JAKARTA, KOMPAS.com - Kejaksaan Agung akan mengajukan banding atas putusan Pengadilan Tata Usaha Negara (PTUN) Jakarta terkait pernyataan Jaksa Agung.
Jaksa Agung Muda Perdata dan Tata Usaha Negara (Jamdatun) Kejagung Feri Wibisono pun meyakini pihaknya akan memenangkan banding tersebut.
“Dari sisi melihat kesalahan-kesalahan yang begitu banyak, saya yakin lah demi kepentingan hukum, ini harus dibenarkan,” kata Feri di Kompleks Kejagung, Jakarta Selatan, Kamis (5/11/2020).
PTUN Jakarta menyatakan, pernyataan Jaksa Agung Sanitiar (ST) Burhanuddin bahwa Tragedi Semanggi I dan II bukan pelanggaran HAM berat, sebagai perbuatan melawan hukum.
Hal itu disampaikan Jaksa Agung dalam rapat dengan Komisi III DPR RI pada Januari 2020.
Kejagung mengklaim terdapat banyak kesalahan yang dilakukan majelis hakim PTUN Jakarta dalam memeriksa dan mengadili perkara tersebut.
Pertama, menurutnya, pernyataan Jaksa Agung yang menjadi objek sengketa tidak termasuk perbuatan konkret penyelenggaraan negara. Feri menuturkan, penyataan itu adalah penyampaian informasi.
Kemudian, kedua orangtua korban Tragedi Semanggi I dan II yang mengajukan gugatan dinilai tidak memiliki kepentingan dengan pernyataan Jaksa Agung.
“Para penggugat, orang tua korban itu memiliki kepentingan penanganan perkara, tetapi terkait dengan jawaban di DPR tadi yang bersangkutan tidak memiliki kepentingan,” tuturnya.
Kejagung juga menilai penggugat belum memenuhi kewajiban melakukan tahap banding administratif terlebih dahulu.
Selanjutnya, majelis hakim dinilai telah mengabaikan bukti video rekaman rapat kerja dengan Komisi III DPR.
Feri mengatakan, dalam rekaman video tersebut, Jaksa Agung tidak pernah mengatakan sepenggal kalimat yang masuk dalam objek perkara.
Kalimat yang disebut tidak pernah diucapkan Jaksa Agung berbunyi, “seharusnya Komnas HAM tidak menindaklanjuti karena tidak ada alasan untuk dibentuknya Pengadilan ad hoc, berdasarkan hasil rekomendasi DPR RI kepada Presiden untuk menerbitkan Keppres pembentukan Pengadilan HAM ad hoc sesuai Pasal 43 ayat (2) UU No. 26 Tahun 2000 tentang Pengadilan HAM”.

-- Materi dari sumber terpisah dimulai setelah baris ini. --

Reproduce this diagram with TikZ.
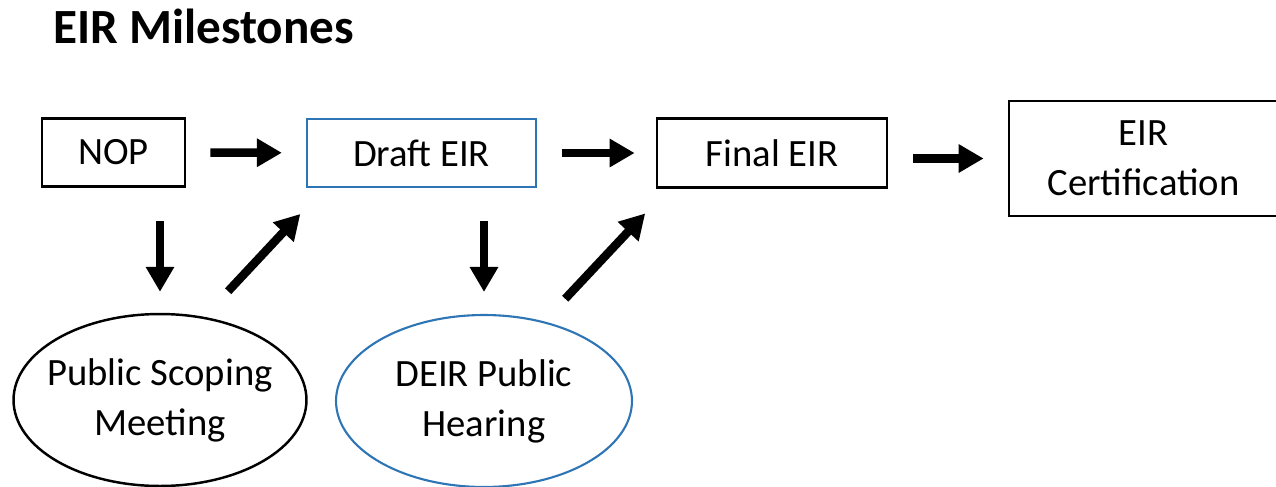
\documentclass[tikz,border=0pt]{standalone}
\usepackage{fontspec}
\setmainfont{Carlito}
\usetikzlibrary{arrows.meta,shapes.geometric}
\definecolor{eirBlue}{HTML}{2E75B6}
\definecolor{eirInk}{HTML}{000000}

\begin{document}
\begin{tikzpicture}[x=0.02cm, y=-0.02cm,
    stage/.style={rectangle, draw=eirInk, line width=1.6pt, minimum height=1.37cm, inner sep=0pt, align=center, font=\fontsize{22}{28.5}\selectfont},
    event/.style={ellipse, draw=eirInk, line width=1.4pt, minimum width=5.86cm, minimum height=3.44cm, inner ysep=0pt, inner xsep=-0.6cm, align=center, font=\fontsize{22}{28.5}\selectfont},
    arrow/.style={-{Triangle[width=0.54cm, length=0.5cm]}, line width=0.17cm, color=eirInk}
]
\useasboundingbox (0,0) rectangle (1276,487);

% Title
\node[anchor=base west, inner sep=0pt, font=\fontsize{28}{34}\selectfont\bfseries] (title) at (53,43) {EIR Milestones};

% Milestones
\node[stage, minimum width=2.86cm] (nop) at (113.5,152.5) {NOP};
\node[stage, minimum width=4.58cm, draw=eirBlue, line width=1.3pt] (draft) at (421.5,153) {Draft EIR};
\node[stage, minimum width=4.6cm] (final) at (772,153) {Final EIR};
\node[stage, minimum width=5.38cm, minimum height=2.3cm] (cert) at (1143.5,158.5) {EIR\\Certification};

% Public events
\node[event] (meet) at (160,400) {Public Scoping\\Meeting};
\node[event, draw=eirBlue, line width=1.2pt, minimum width=5.92cm] (hear) at (484,401) {DEIR Public\\Hearing};

% Connections
\draw[arrow, shorten <=0.48cm, shorten >=0.48cm] (nop) -- (draft);
\draw[arrow, shorten <=0.5cm, shorten >=0.42cm] (draft) -- (final);
\draw[arrow, shorten <=0.5cm, shorten >=0.48cm] (final.east |- cert) -- (cert.west);
\draw[arrow, shorten <=0.66cm, shorten >=0.42cm] (meet.north |- nop.south) -- (meet.north);
\draw[arrow, shorten <=0.66cm, shorten >=0.44cm] (hear.north |- draft.south) -- (hear.north);
\draw[arrow, shorten <=0.7cm, shorten >=0.7cm] (meet.62) -- (draft.200);
\draw[arrow, shorten <=0.62cm, shorten >=0.68cm] (hear.53) -- (final.199);

\end{tikzpicture}
\end{document}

Selain itu, hakim dinilai lalai karena tidak menjelaskan peraturan mana yang dilanggar oleh Jaksa Agung.
“Hakim memformulasikan berdasarkan keyakinannya saja, tanpa alat bukti yang memadai, dan lalai tidak melaksanakan kewajibannya membuat pertimbangan yang benar berkaitan perbuatan pelanggaran hukum mana yang dilanggar Jaksa Agung sehingga dikategorikan sebagai cacat substansi,” ujar dia.
Diberitakan, PTUN Jakarta mengabulkan gugatan keluarga korban Tragedi Semanggi I dan II terhadap Jaksa Agung Sanitiar (ST) Burhanuddin.
Majelis hakim menyatakan pernyataan Jaksa Agung bahwa Tragedi Semanggi I dan II bukan pelanggaran HAM berat sebagai perbuatan melawan hukum.
Selain itu, majelis hakim juga mewajibkan Jaksa Agung membuat pernyataan terkait penanganan kasus Semanggi I dan II sesuai keadaan sebenarnya dalam rapat dengan Komisi III DPR berikutnya.
Terakhir, majelis hakim menghukum tergugat untuk membayar biaya perkara sejumlah Rp 285.000.
Adapun pihak keluarga korban yang melayangkan gugatan yaitu Maria Katarina Sumarsih, ibunda almarhum Bernardinus Realino Norma Irmawan, dan Ho Kim Ngo, ibunda almarhum Yap Yun Hap.
Bernardinus Realino Norma Irmawan merupakan mahasiswa yang menjadi korban dalam peristiwa Semanggi I, 13 November 1998. Sedangkan Yap Yun Hap adalah mahasiswa UI yang meninggal saat peristiwa Semanggi II, 24 September 1999.